▸ **THE TASK**
Transcribe all of the material exactly, except for its pictures.

▸ **DATA LINES**
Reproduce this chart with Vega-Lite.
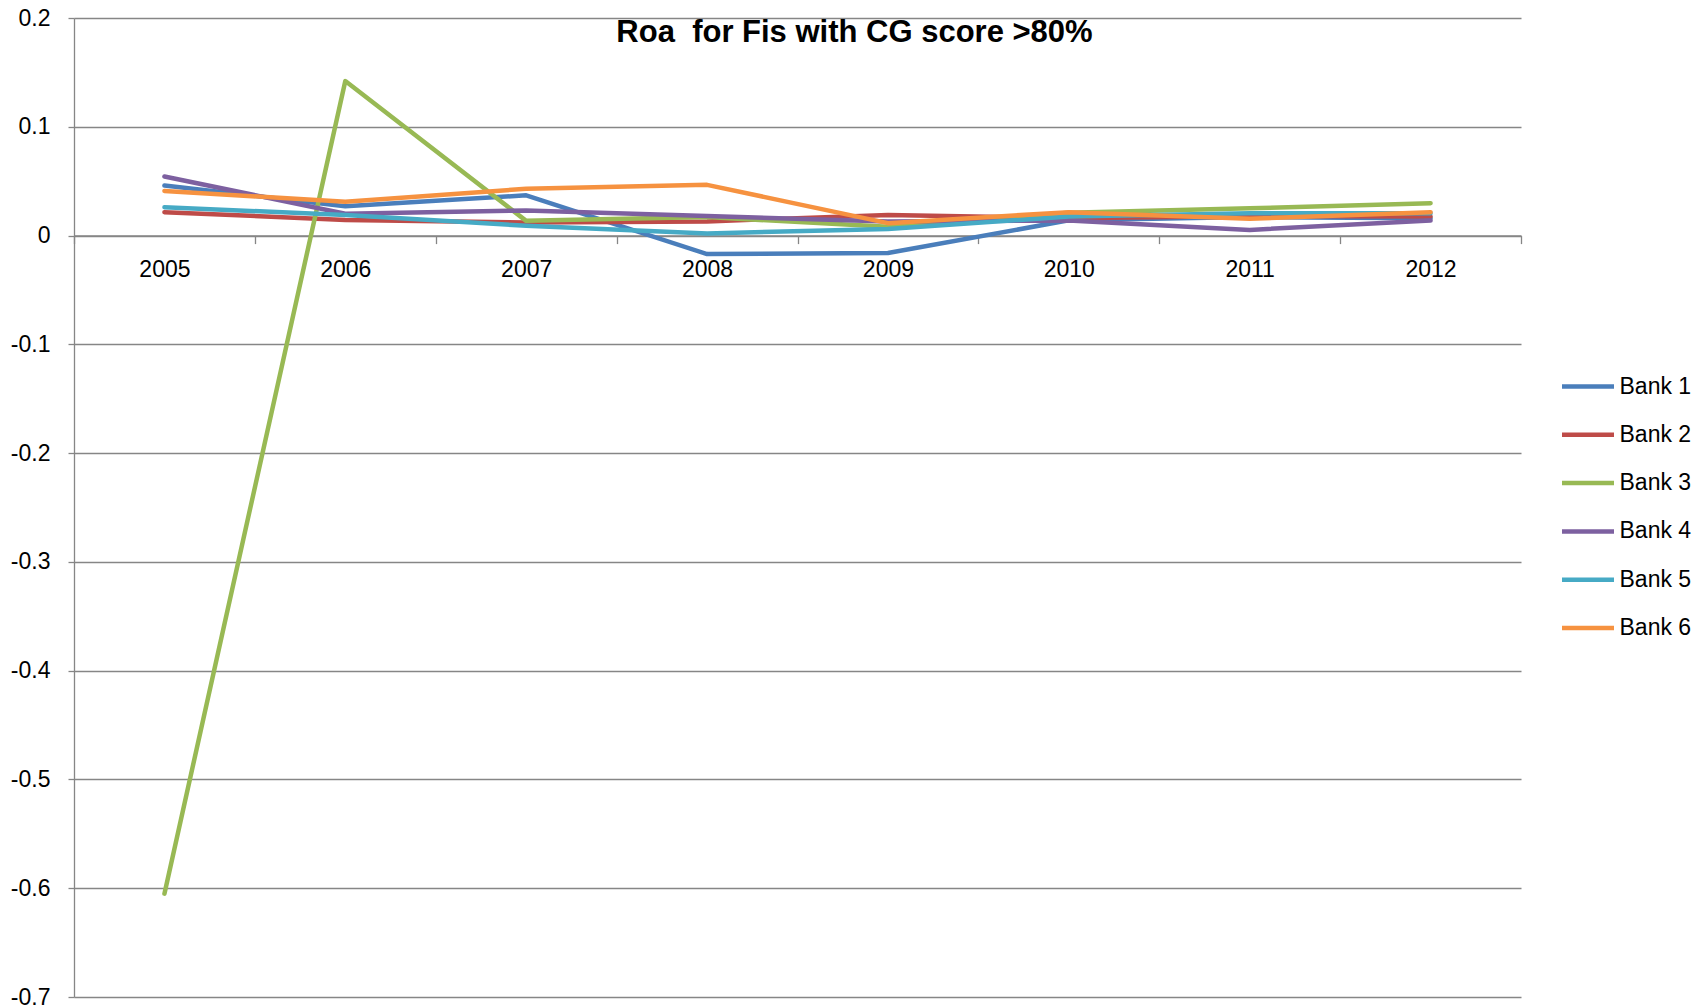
{
  "$schema": "https://vega.github.io/schema/vega-lite/v6.json",
  "autosize": {"type": "none"},
  "padding": {"left": 74, "top": 18, "right": 184, "bottom": 11},
  "width": 1447,
  "height": 979,
  "background": "white",
  "config": {"view": {"stroke": null}},
  "title": {
    "text": "Roa\u00a0 for Fis with CG score >80%",
    "anchor": "middle",
    "dx": 57,
    "offset": -66,
    "baseline": "alphabetic",
    "font": "Liberation Sans",
    "fontSize": 31,
    "fontWeight": "bold",
    "color": "#000000"
  },
  "data": {
    "values": [
      {"year": "2005", "bank": "Bank 1", "roa": 0.046},
      {"year": "2006", "bank": "Bank 1", "roa": 0.027},
      {"year": "2007", "bank": "Bank 1", "roa": 0.037},
      {"year": "2008", "bank": "Bank 1", "roa": -0.017},
      {"year": "2009", "bank": "Bank 1", "roa": -0.016},
      {"year": "2010", "bank": "Bank 1", "roa": 0.014},
      {"year": "2011", "bank": "Bank 1", "roa": 0.017},
      {"year": "2012", "bank": "Bank 1", "roa": 0.016},
      {"year": "2005", "bank": "Bank 2", "roa": 0.0215},
      {"year": "2006", "bank": "Bank 2", "roa": 0.0144},
      {"year": "2007", "bank": "Bank 2", "roa": 0.012},
      {"year": "2008", "bank": "Bank 2", "roa": 0.013},
      {"year": "2009", "bank": "Bank 2", "roa": 0.019},
      {"year": "2010", "bank": "Bank 2", "roa": 0.016},
      {"year": "2011", "bank": "Bank 2", "roa": 0.018},
      {"year": "2012", "bank": "Bank 2", "roa": 0.0175},
      {"year": "2005", "bank": "Bank 3", "roa": -0.605},
      {"year": "2006", "bank": "Bank 3", "roa": 0.142},
      {"year": "2007", "bank": "Bank 3", "roa": 0.0135},
      {"year": "2008", "bank": "Bank 3", "roa": 0.017},
      {"year": "2009", "bank": "Bank 3", "roa": 0.008},
      {"year": "2010", "bank": "Bank 3", "roa": 0.021},
      {"year": "2011", "bank": "Bank 3", "roa": 0.025},
      {"year": "2012", "bank": "Bank 3", "roa": 0.0298},
      {"year": "2005", "bank": "Bank 4", "roa": 0.0543},
      {"year": "2006", "bank": "Bank 4", "roa": 0.02},
      {"year": "2007", "bank": "Bank 4", "roa": 0.023},
      {"year": "2008", "bank": "Bank 4", "roa": 0.018},
      {"year": "2009", "bank": "Bank 4", "roa": 0.013},
      {"year": "2010", "bank": "Bank 4", "roa": 0.0138},
      {"year": "2011", "bank": "Bank 4", "roa": 0.0052},
      {"year": "2012", "bank": "Bank 4", "roa": 0.0138},
      {"year": "2005", "bank": "Bank 5", "roa": 0.026},
      {"year": "2006", "bank": "Bank 5", "roa": 0.019},
      {"year": "2007", "bank": "Bank 5", "roa": 0.009},
      {"year": "2008", "bank": "Bank 5", "roa": 0.002},
      {"year": "2009", "bank": "Bank 5", "roa": 0.006},
      {"year": "2010", "bank": "Bank 5", "roa": 0.0175},
      {"year": "2011", "bank": "Bank 5", "roa": 0.0206},
      {"year": "2012", "bank": "Bank 5", "roa": 0.0206},
      {"year": "2005", "bank": "Bank 6", "roa": 0.041},
      {"year": "2006", "bank": "Bank 6", "roa": 0.031},
      {"year": "2007", "bank": "Bank 6", "roa": 0.043},
      {"year": "2008", "bank": "Bank 6", "roa": 0.0466},
      {"year": "2009", "bank": "Bank 6", "roa": 0.0114},
      {"year": "2010", "bank": "Bank 6", "roa": 0.0215},
      {"year": "2011", "bank": "Bank 6", "roa": 0.0154},
      {"year": "2012", "bank": "Bank 6", "roa": 0.0215}
    ]
  },
  "mark": {"type": "line", "strokeWidth": 4.5, "strokeCap": "round", "strokeJoin": "round"},
  "encoding": {
    "x": {
      "field": "year",
      "type": "ordinal",
      "bandPosition": 0.5,
      "scale": {"type": "band", "paddingInner": 0, "paddingOuter": 0},
      "axis": {
        "title": null,
        "orient": "bottom",
        "offset": -761.4,
        "labelAngle": 0,
        "tickBand": "extent",
        "tickSize": 8,
        "tickColor": "#868686",
        "tickWidth": 1.3,
        "domainColor": "#868686",
        "domainWidth": 1.5,
        "grid": false,
        "labelFont": "Liberation Sans",
        "labelFontSize": 23,
        "labelColor": "#000000",
        "labelPadding": 15
      }
    },
    "y": {
      "field": "roa",
      "type": "quantitative",
      "scale": {"domain": [-0.7, 0.2], "nice": false, "zero": false},
      "axis": {
        "title": null,
        "values": [-0.7, -0.6, -0.5, -0.4, -0.3, -0.2, -0.1, 0, 0.1, 0.2],
        "labelExpr": "datum.value == 0 ? '0' : (datum.value < 0 ? '-' + format(-datum.value, '.1f') : format(datum.value, '.1f'))",
        "grid": true,
        "gridColor": "#868686",
        "gridWidth": 1.3,
        "domainColor": "#868686",
        "domainWidth": 1.3,
        "tickColor": "#868686",
        "tickWidth": 1.3,
        "tickSize": 6,
        "labelFont": "Liberation Sans",
        "labelFontSize": 23,
        "labelColor": "#000000",
        "labelPadding": 18
      }
    },
    "color": {
      "field": "bank",
      "type": "nominal",
      "scale": {
        "domain": ["Bank 1", "Bank 2", "Bank 3", "Bank 4", "Bank 5", "Bank 6"],
        "range": ["#4A7EBB", "#BE4B48", "#98B954", "#7D60A0", "#46AAC5", "#F69240"]
      },
      "legend": {
        "title": null,
        "orient": "none",
        "legendX": 1485.5,
        "legendY": 345.5,
        "padding": 0,
        "symbolType": "stroke",
        "symbolSize": 2704,
        "symbolStrokeWidth": 4.5,
        "clipHeight": 46,
        "rowPadding": 2.3,
        "labelOffset": 3,
        "labelFont": "Liberation Sans",
        "labelFontSize": 23,
        "labelColor": "#000000"
      }
    }
  }
}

▸ **SOLUTION TO THE PROBLEM**
Reproduce this chart with Vega-Lite.
{
  "$schema": "https://vega.github.io/schema/vega-lite/v6.json",
  "autosize": {"type": "none"},
  "padding": {"left": 74, "top": 18, "right": 184, "bottom": 11},
  "width": 1447,
  "height": 979,
  "background": "white",
  "config": {"view": {"stroke": null}},
  "title": {
    "text": "Roa\u00a0 for Fis with CG score >80%",
    "anchor": "middle",
    "dx": 57,
    "offset": -66,
    "baseline": "alphabetic",
    "font": "Liberation Sans",
    "fontSize": 31,
    "fontWeight": "bold",
    "color": "#000000"
  },
  "data": {
    "values": [
      {"year": "2005", "bank": "Bank 1", "roa": 0.046},
      {"year": "2006", "bank": "Bank 1", "roa": 0.027},
      {"year": "2007", "bank": "Bank 1", "roa": 0.037},
      {"year": "2008", "bank": "Bank 1", "roa": -0.017},
      {"year": "2009", "bank": "Bank 1", "roa": -0.016},
      {"year": "2010", "bank": "Bank 1", "roa": 0.014},
      {"year": "2011", "bank": "Bank 1", "roa": 0.017},
      {"year": "2012", "bank": "Bank 1", "roa": 0.016},
      {"year": "2005", "bank": "Bank 2", "roa": 0.0215},
      {"year": "2006", "bank": "Bank 2", "roa": 0.0144},
      {"year": "2007", "bank": "Bank 2", "roa": 0.012},
      {"year": "2008", "bank": "Bank 2", "roa": 0.013},
      {"year": "2009", "bank": "Bank 2", "roa": 0.019},
      {"year": "2010", "bank": "Bank 2", "roa": 0.016},
      {"year": "2011", "bank": "Bank 2", "roa": 0.018},
      {"year": "2012", "bank": "Bank 2", "roa": 0.0175},
      {"year": "2005", "bank": "Bank 3", "roa": -0.605},
      {"year": "2006", "bank": "Bank 3", "roa": 0.142},
      {"year": "2007", "bank": "Bank 3", "roa": 0.0135},
      {"year": "2008", "bank": "Bank 3", "roa": 0.017},
      {"year": "2009", "bank": "Bank 3", "roa": 0.008},
      {"year": "2010", "bank": "Bank 3", "roa": 0.021},
      {"year": "2011", "bank": "Bank 3", "roa": 0.025},
      {"year": "2012", "bank": "Bank 3", "roa": 0.0298},
      {"year": "2005", "bank": "Bank 4", "roa": 0.0543},
      {"year": "2006", "bank": "Bank 4", "roa": 0.02},
      {"year": "2007", "bank": "Bank 4", "roa": 0.023},
      {"year": "2008", "bank": "Bank 4", "roa": 0.018},
      {"year": "2009", "bank": "Bank 4", "roa": 0.013},
      {"year": "2010", "bank": "Bank 4", "roa": 0.0138},
      {"year": "2011", "bank": "Bank 4", "roa": 0.0052},
      {"year": "2012", "bank": "Bank 4", "roa": 0.0138},
      {"year": "2005", "bank": "Bank 5", "roa": 0.026},
      {"year": "2006", "bank": "Bank 5", "roa": 0.019},
      {"year": "2007", "bank": "Bank 5", "roa": 0.009},
      {"year": "2008", "bank": "Bank 5", "roa": 0.002},
      {"year": "2009", "bank": "Bank 5", "roa": 0.006},
      {"year": "2010", "bank": "Bank 5", "roa": 0.0175},
      {"year": "2011", "bank": "Bank 5", "roa": 0.0206},
      {"year": "2012", "bank": "Bank 5", "roa": 0.0206},
      {"year": "2005", "bank": "Bank 6", "roa": 0.041},
      {"year": "2006", "bank": "Bank 6", "roa": 0.031},
      {"year": "2007", "bank": "Bank 6", "roa": 0.043},
      {"year": "2008", "bank": "Bank 6", "roa": 0.0466},
      {"year": "2009", "bank": "Bank 6", "roa": 0.0114},
      {"year": "2010", "bank": "Bank 6", "roa": 0.0215},
      {"year": "2011", "bank": "Bank 6", "roa": 0.0154},
      {"year": "2012", "bank": "Bank 6", "roa": 0.0215}
    ]
  },
  "mark": {"type": "line", "strokeWidth": 4.5, "strokeCap": "round", "strokeJoin": "round"},
  "encoding": {
    "x": {
      "field": "year",
      "type": "ordinal",
      "bandPosition": 0.5,
      "scale": {"type": "band", "paddingInner": 0, "paddingOuter": 0},
      "axis": {
        "title": null,
        "orient": "bottom",
        "offset": -761.4,
        "labelAngle": 0,
        "tickBand": "extent",
        "tickSize": 8,
        "tickColor": "#868686",
        "tickWidth": 1.3,
        "domainColor": "#868686",
        "domainWidth": 1.5,
        "grid": false,
        "labelFont": "Liberation Sans",
        "labelFontSize": 23,
        "labelColor": "#000000",
        "labelPadding": 15
      }
    },
    "y": {
      "field": "roa",
      "type": "quantitative",
      "scale": {"domain": [-0.7, 0.2], "nice": false, "zero": false},
      "axis": {
        "title": null,
        "values": [-0.7, -0.6, -0.5, -0.4, -0.3, -0.2, -0.1, 0, 0.1, 0.2],
        "labelExpr": "datum.value == 0 ? '0' : (datum.value < 0 ? '-' + format(-datum.value, '.1f') : format(datum.value, '.1f'))",
        "grid": true,
        "gridColor": "#868686",
        "gridWidth": 1.3,
        "domainColor": "#868686",
        "domainWidth": 1.3,
        "tickColor": "#868686",
        "tickWidth": 1.3,
        "tickSize": 6,
        "labelFont": "Liberation Sans",
        "labelFontSize": 23,
        "labelColor": "#000000",
        "labelPadding": 18
      }
    },
    "color": {
      "field": "bank",
      "type": "nominal",
      "scale": {
        "domain": ["Bank 1", "Bank 2", "Bank 3", "Bank 4", "Bank 5", "Bank 6"],
        "range": ["#4A7EBB", "#BE4B48", "#98B954", "#7D60A0", "#46AAC5", "#F69240"]
      },
      "legend": {
        "title": null,
        "orient": "none",
        "legendX": 1485.5,
        "legendY": 345.5,
        "padding": 0,
        "symbolType": "stroke",
        "symbolSize": 2704,
        "symbolStrokeWidth": 4.5,
        "clipHeight": 46,
        "rowPadding": 2.3,
        "labelOffset": 3,
        "labelFont": "Liberation Sans",
        "labelFontSize": 23,
        "labelColor": "#000000"
      }
    }
  }
}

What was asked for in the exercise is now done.